In October last year, Jon Cruddas MP, tribune of Dagenham, who obviously through some bizarre accident owns a house in Notting Hill as well as in his constituency, described government plans to restrict the amount of housing benefit as “an exercise in social and economic cleansing”. His use of the word “cleansing” is not only unmistakable, it’s breathtaking. The proposed “cleansing” amounted to a mild restriction on total housing benefit payable.
The Archbishop is not in the same linguistic league as Mr Cruddas, but he may be even less worldly. He seems convinced that fairness means opposing any change that would leave anyone worse off: he argues against using the “seductive language” of the “deserving” and “undeserving” poor. But fairness isn’t about protecting us from the consequences of our life choices. It is about making sure that people on barely adequate incomes – that is: most of us – don’t get done over by governments who prefer to tuck worklessness under the carpet by ignoring the moral concept of personal choice when determining how to assist the poor. It is obscene, Dr Williams, that some people choose not to work, and are better off as a consequence than those who do not make such a choice. Such people are less deserving than others. If there are no jobs available, what are all these Polish men doing on this bus, at 6.30am? They deserve more than to be viewed as taxable cart-horses.

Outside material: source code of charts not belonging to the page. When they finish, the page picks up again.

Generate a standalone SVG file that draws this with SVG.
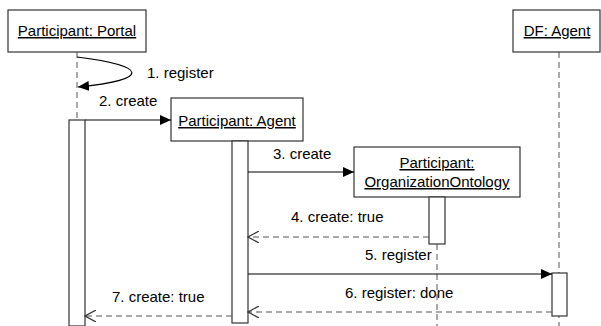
<svg xmlns="http://www.w3.org/2000/svg" width="601" height="326" viewBox="0 0 601 326">
<style>
text{font-family:"Liberation Sans",Arial,sans-serif;font-size:15px;fill:#000}
.name{text-decoration:underline;text-anchor:middle}
.box{fill:#fff;stroke:#333;stroke-width:1.2}
.act{fill:#fff;stroke:#333;stroke-width:1.2}
.life{stroke:#555;stroke-width:1;stroke-dasharray:6,4;fill:none}
.msg{stroke:#000;stroke-width:1.2;fill:none}
.ret{stroke:#555;stroke-width:1.2;fill:none;stroke-dasharray:6,4}
</style>
<defs>
<marker id="filled" markerWidth="12" markerHeight="10" refX="11" refY="5" orient="auto" markerUnits="userSpaceOnUse">
<path d="M0,0 L11,5 L0,10 Z" fill="#000"/>
</marker>
<marker id="open" markerWidth="12" markerHeight="12" refX="11" refY="6" orient="auto" markerUnits="userSpaceOnUse">
<path d="M0,0 L11,6 L0,12" fill="none" stroke="#333" stroke-width="1.2"/>
</marker>
</defs>
<g id="lifelines">
<line class="life" x1="77" y1="52" x2="77" y2="120"/>
<line class="life" x1="437" y1="244" x2="437" y2="326"/>
<line class="life" x1="559" y1="52" x2="559" y2="326" stroke="#777"/>
</g>
<g id="portal">
<rect class="box" x="8" y="10" width="138" height="42"/>
<text class="name" x="77" y="36">Participant: Portal</text>
<rect class="act" x="69" y="120" width="16" height="206"/>
</g>
<g id="agent">
<rect class="box" x="171" y="98" width="132" height="43"/>
<text class="name" x="237" y="126">Participant: Agent</text>
<rect class="act" x="232" y="141" width="16" height="182"/>
</g>
<g id="ontology">
<rect class="box" x="354" y="147" width="166" height="50"/>
<text class="name" x="437" y="168">Participant:</text>
<text class="name" x="437" y="187">OrganizationOntology</text>
<rect class="act" x="429" y="197" width="16" height="47"/>
</g>
<g id="df">
<rect class="box" x="513" y="10" width="87" height="42"/>
<text class="name" x="557" y="36">DF: Agent</text>
<rect class="act" x="552" y="273" width="15" height="43"/>
</g>
<g id="connectors">
<path class="msg" d="M77,57 C150,66 150,80 78,87" marker-end="url(#filled)"/>
<text x="147" y="78">1. register</text>
<line class="msg" x1="85" y1="120" x2="171" y2="120" marker-end="url(#filled)"/>
<text x="99" y="106">2. create</text>
<line class="msg" x1="248" y1="172" x2="354" y2="172" marker-end="url(#filled)"/>
<text x="273" y="159">3. create</text>
<line class="ret" x1="429" y1="237" x2="248" y2="237" marker-end="url(#open)"/>
<text x="291" y="222">4. create: true</text>
<line class="msg" x1="248" y1="274" x2="552" y2="274" marker-end="url(#filled)"/>
<text x="365" y="260">5. register</text>
<line class="ret" x1="552" y1="312" x2="248" y2="312" marker-end="url(#open)"/>
<text x="345" y="298">6. register: done</text>
<line class="ret" x1="232" y1="316" x2="85" y2="316" marker-end="url(#open)"/>
<text x="112" y="302">7. create: true</text>
</g>
</svg>
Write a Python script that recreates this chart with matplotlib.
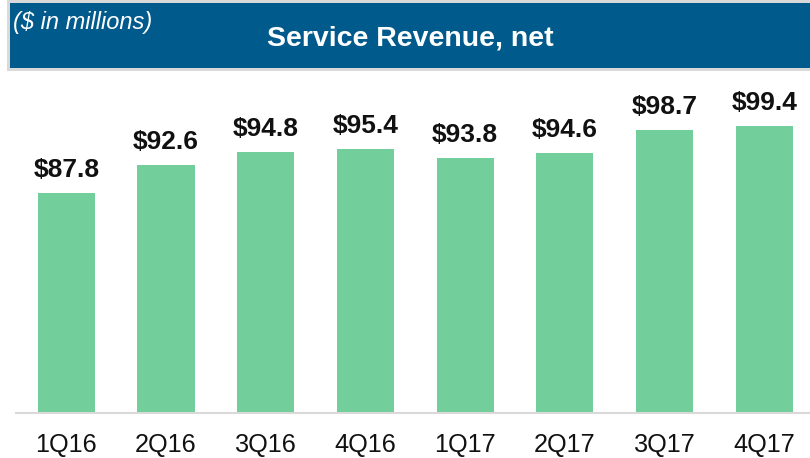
import matplotlib
matplotlib.use("Agg")
import matplotlib.pyplot as plt
from matplotlib.patches import Rectangle

plt.rcParams['font.family'] = ['Liberation Sans', 'DejaVu Sans']

quarters = ['1Q16', '2Q16', '3Q16', '4Q16', '1Q17', '2Q17', '3Q17', '4Q17']
revenue = [87.8, 92.6, 94.8, 95.4, 93.8, 94.6, 98.7, 99.4]
value_labels = ['$87.8', '$92.6', '$94.8', '$95.4', '$93.8', '$94.6', '$98.7', '$99.4']

W, H = 810, 458
fig = plt.figure(figsize=(W / 100, H / 100), dpi=100)
fig.set_facecolor('white')

# header band (gray frame + blue box)
fig.patches.append(Rectangle((7 / W, 1 - 70.7 / H), (W - 7) / W, 70.7 / H,
                             transform=fig.transFigure, facecolor='#d9d9d9', edgecolor='none'))
fig.patches.append(Rectangle((9.5 / W, 1 - 68.3 / H), 800 / W, 65 / H,
                             transform=fig.transFigure, facecolor='#005a8c', edgecolor='none'))
fig.text(13 / W, 1 - 23 / H, '($ in millions)', color='white', fontsize=17,
         style='italic', ha='left', va='center')
fig.text(410.5 / W, 1 - 38 / H, 'Service Revenue, net', color='white', fontsize=20.5,
         fontweight='bold', ha='center', va='center')

# plotting area
ax_bottom = 412.7
ax_top = 80
ax = fig.add_axes([16 / W, (H - ax_bottom) / H, (W - 16) / W, (ax_bottom - ax_top) / H])
x = list(range(len(quarters)))
bars = ax.bar(x, revenue, width=0.572, color='#72ce9b')
ax.bar_label(bars, labels=value_labels, padding=8, fontsize=19, fontweight='bold', color='#111111')

ax.set_xlim(-0.5045, 7.459)
ax.set_ylim(49.7, 107.3)
ax.set_xticks(x)
ax.set_xticklabels(quarters, fontsize=18.2, color='#111111')
ax.tick_params(axis='x', length=0, pad=14.5)
ax.set_yticks([])
for side in ['top', 'left', 'right']:
    ax.spines[side].set_visible(False)
ax.spines['bottom'].set_color('#d9d9d9')
ax.spines['bottom'].set_linewidth(1.5)
ax.set_facecolor('none')

fig.savefig('out.png', dpi=100)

And you? On an average salary? Trying to raise a child and thinking about having another? Coming to the conclusion that you might be able to balance commuting against mortgage costs, if you moved to an unpopular area farther out than you’d like? It must be hard for multiple houseowners such as Mr Cruddas, or the Archbishop in his palace, to understand: this is life, for most of us. And we’re not fascists because we make a distinction between the deserving and the undeserving when we see where our tax is spent.
Polly Toynbee, Dr Williams’s anguished secular equivalent, described IDS’s welfare reform as the Tories’ “final solution” for the poor. She believes that poverty can be cured through the act of gluing oneself to a Topshop window, and that if only Philip Green, its owner, would pay more tax, all our problems would be solved. But most tax is not raised from the few Philip Greens of this world. It comes from us on the 254 bus.
The Archbishop has forgotten the contract between the 254 and the jobless poor. We work to pay tax to help our fellow citizens. But if he refuses to condemn those who take our money with no intention of working, one day we might all decide to stay in bed. Who would judge us undeserving of a rest?